Surely, when he appears, he will satisfy certain of our longings. He will seem to fulfill a long-awaited good. Just like Hitler and Lenin, he will appear to secure for us something we dearly desire, something we value. But these will only be partial goods disguised as the highest goods.
|Too handsome to be evil.|
I think about Pope Francis, who people love because of what he tells us about loving the poor. That's good, but it's not the highest good. That's the good that Lenin promised. But when it comes from the pope, what more could you want? He unifies the religious and the secular sense of right, and that's what makes him both so welcome and yet so dangerous.
Turn your thoughts now to Soloviev's "A Short Tale of the Anti-Christ." The Anti-Christ of his tale promised everything, but just not one thing: the name of Christ. A small price to pay for comfort, meaning, and sustenance, just a name, the name of Christ. There were a few people who could see through this - but not many - not enough so as to overturn his triumph.
When hospitals, military chaplains, schools and soup kitchens can do everything we need them to in order to fulfill the love of neighbour, and only ask that we set aside the name of Christ so as not to alienate anyone, that is, they say, a very small price to pay for doing all this good.
Just think how much we will gain if we just give up that little, niggling detail about being in a state of grace - what a pharisaical category anyway! Sure, Christ said all He did about adultery, but look at all the good we can do if we just bend the rule a little in the name of mercy.
As in the military, chaplains can comfort so many with the love of Christ, just as long as they don't use the name of Christ.
As in schools, teachers can influence young people in Christ, just as long as they don't overtly mention Him.
As in hospitals.
Why people love Pope Francis is not why he should be loved. He should be loved as Christ's ambassador, not as the ambassador of an easy-universalism that ridicules nit-pickers about the state of grace as though they were Pharisees.
Christ brings a division, and 50% of us don't want it. Anyone that popular is not Christ, but Anti-Christ. He promises more than is possible in the world. Seventeen years before the Communist Revolution in Russia, Soloviev knew someone like Lenin was coming. In his story, the cardinals jumped on board too.
What's in a name?
As Napoleon said, if you would be a success in the world, promise everything, deliver nothing. So did Lenin. There are those would promise a Church, a world, full of love and mercy, but all this path will lead to is indifference, confusion and less glory for Christ. When you stand for nothing, nothing clear, nothing decisive, nothing divisive, no one will hate you, and if that's what you call success, then have at it.

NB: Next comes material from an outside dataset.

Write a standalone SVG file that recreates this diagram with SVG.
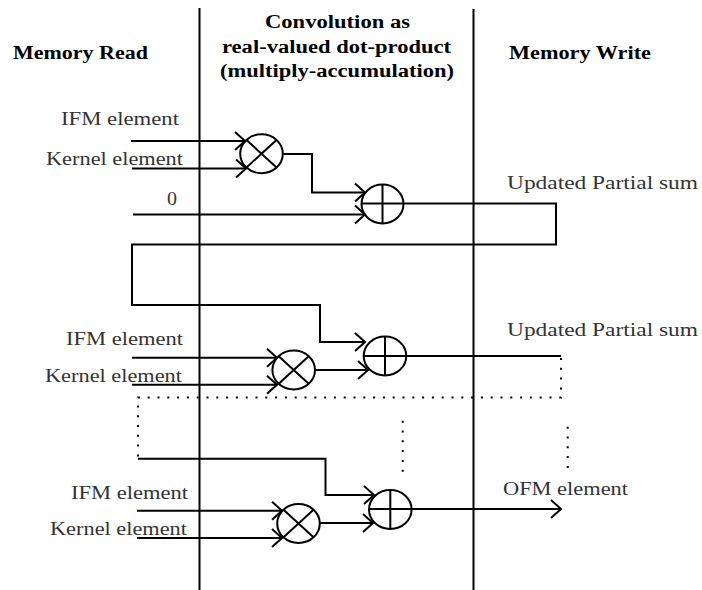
<svg xmlns="http://www.w3.org/2000/svg" width="702" height="590" viewBox="0 0 702 590">
<style>
text{font-family:"Liberation Serif","Times New Roman",serif;font-size:18px;fill:#333}
text.h{font-weight:bold;fill:#000;font-size:18px}
.l,.n *{fill:none;stroke:#000;stroke-width:2}
.d{fill:none;stroke:#000;stroke-width:2;stroke-dasharray:2 7.8}
</style>
<defs>
<marker id="a" markerUnits="userSpaceOnUse" markerWidth="14" markerHeight="22" refX="11" refY="10" orient="auto" viewBox="0 0 14 20" overflow="visible"><path d="M1 1L11 10L1 19" fill="none" stroke="#000" stroke-width="2"/></marker>
</defs>
<rect width="702" height="590" fill="#fff"/>
<g id="connectors">
<path class="l" d="M199.500 8V590M473.500 9V590"/>
<g class="l">
<path d="M131 141H245" marker-end="url(#a)"/>
<path d="M132 168.500H246" marker-end="url(#a)"/>
<path d="M283 154H312V192.500H365" marker-end="url(#a)"/>
<path d="M133 214.500H365" marker-end="url(#a)"/>
<path d="M362 203.500H556V244.500H132V305H320V342H365" marker-end="url(#a)"/>
<path d="M315 370H368" marker-end="url(#a)"/>
<path d="M132 357.700H277" marker-end="url(#a)"/>
<path d="M132 384.700H277" marker-end="url(#a)"/>
<path d="M364 356H561"/>
<path d="M138 458.700H325.500V495H374" marker-end="url(#a)"/>
<path d="M320 523H373" marker-end="url(#a)"/>
<path d="M137 510.700H282" marker-end="url(#a)"/>
<path d="M137 538H282" marker-end="url(#a)"/>
<path d="M369 509H561" marker-end="url(#a)"/>
</g>
<path class="d" d="M561 358V397.500H138V459"/>
<path class="d" d="M402.700 420.700V472"/>
<path class="d" d="M567.700 426.700V468"/>
</g>
<g id="mul1" class="n"><ellipse cx="261.500" cy="153.700" rx="21.300" ry="19.500"/><path d="M246.500 139.900L276.500 167.500M246.500 167.500L276.500 139.900"/></g>
<g id="add1" class="n"><ellipse cx="382.500" cy="204" rx="21" ry="19.500"/><path d="M382.500 184.500V223.500"/></g>
<g id="mul2" class="n"><ellipse cx="293.700" cy="370" rx="21.300" ry="19.500"/><path d="M278.700 356.200L308.700 383.800M278.700 383.800L308.700 356.200"/></g>
<g id="add2" class="n"><ellipse cx="385" cy="356" rx="21.300" ry="19.500"/><path d="M385 336.500V375.500"/></g>
<g id="mul3" class="n"><ellipse cx="298.500" cy="523.500" rx="21.300" ry="19.500"/><path d="M283.500 509.700L313.500 537.300M283.500 537.300L313.500 509.700"/></g>
<g id="add3" class="n"><ellipse cx="390.300" cy="509.500" rx="21.300" ry="19.500"/><path d="M390.300 490V529"/></g>
<g id="labels">
<text class="h" x="13" y="59" textLength="135" lengthAdjust="spacingAndGlyphs">Memory Read</text>
<text class="h" x="265" y="28" textLength="145" lengthAdjust="spacingAndGlyphs">Convolution as</text>
<text class="h" x="222" y="53" textLength="229" lengthAdjust="spacingAndGlyphs">real-valued dot-product</text>
<text class="h" x="220" y="77" textLength="234" lengthAdjust="spacingAndGlyphs">(multiply-accumulation)</text>
<text class="h" x="509" y="59" textLength="142" lengthAdjust="spacingAndGlyphs">Memory Write</text>
<text x="61" y="125" textLength="118" lengthAdjust="spacingAndGlyphs">IFM element</text>
<text x="46" y="165" textLength="137" lengthAdjust="spacingAndGlyphs">Kernel element</text>
<text x="167" y="205" textLength="10" lengthAdjust="spacingAndGlyphs">0</text>
<text x="507" y="189" textLength="191" lengthAdjust="spacingAndGlyphs">Updated Partial sum</text>
<text x="507" y="336" textLength="191" lengthAdjust="spacingAndGlyphs">Updated Partial sum</text>
<text x="66" y="345" textLength="117" lengthAdjust="spacingAndGlyphs">IFM element</text>
<text x="45" y="382" textLength="137" lengthAdjust="spacingAndGlyphs">Kernel element</text>
<text x="71" y="499" textLength="117" lengthAdjust="spacingAndGlyphs">IFM element</text>
<text x="50" y="535" textLength="137" lengthAdjust="spacingAndGlyphs">Kernel element</text>
<text x="503" y="495" textLength="125" lengthAdjust="spacingAndGlyphs">OFM element</text>
</g>
</svg>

Forty years ago the Canadian bishops promised everything: you can have Christ and you can have carefree sex. Today, no one cares about the Church because Christ could be had with no sacrifice, like an old rug being given away at the side of the road. Therefore, Christ is meaningless, just like a cup of water is during a monsoon. Those bishops thought that easy grace would make people loyal to the Church. The opposite happened. Now Rome wants to buy loyalty with a bribe of that order. But isn't it evident that the people who chose adulterous marriages over the Church will not come back because you are now telling them what they want to hear. Do you really want people who put the Church last, anyway? What kind of Catholics do the German bishops think they will get with this?
Did bread and circuses buy the loyalty of the poor of Rome? And, if so, how did that pan out against the Vandals?
When he appears, he will look a little like St. Francis, a little like Morgan Freeman, a little like John Kennedy. He will look like everything we want him to, unfortunately for us.
Pope Francis is welcomed by us because he looks like St Francis: he rides in the subway and has a smaller bedroom. And for that we are willing to give up Christ's teaching on marriage. That's awfully generous of us.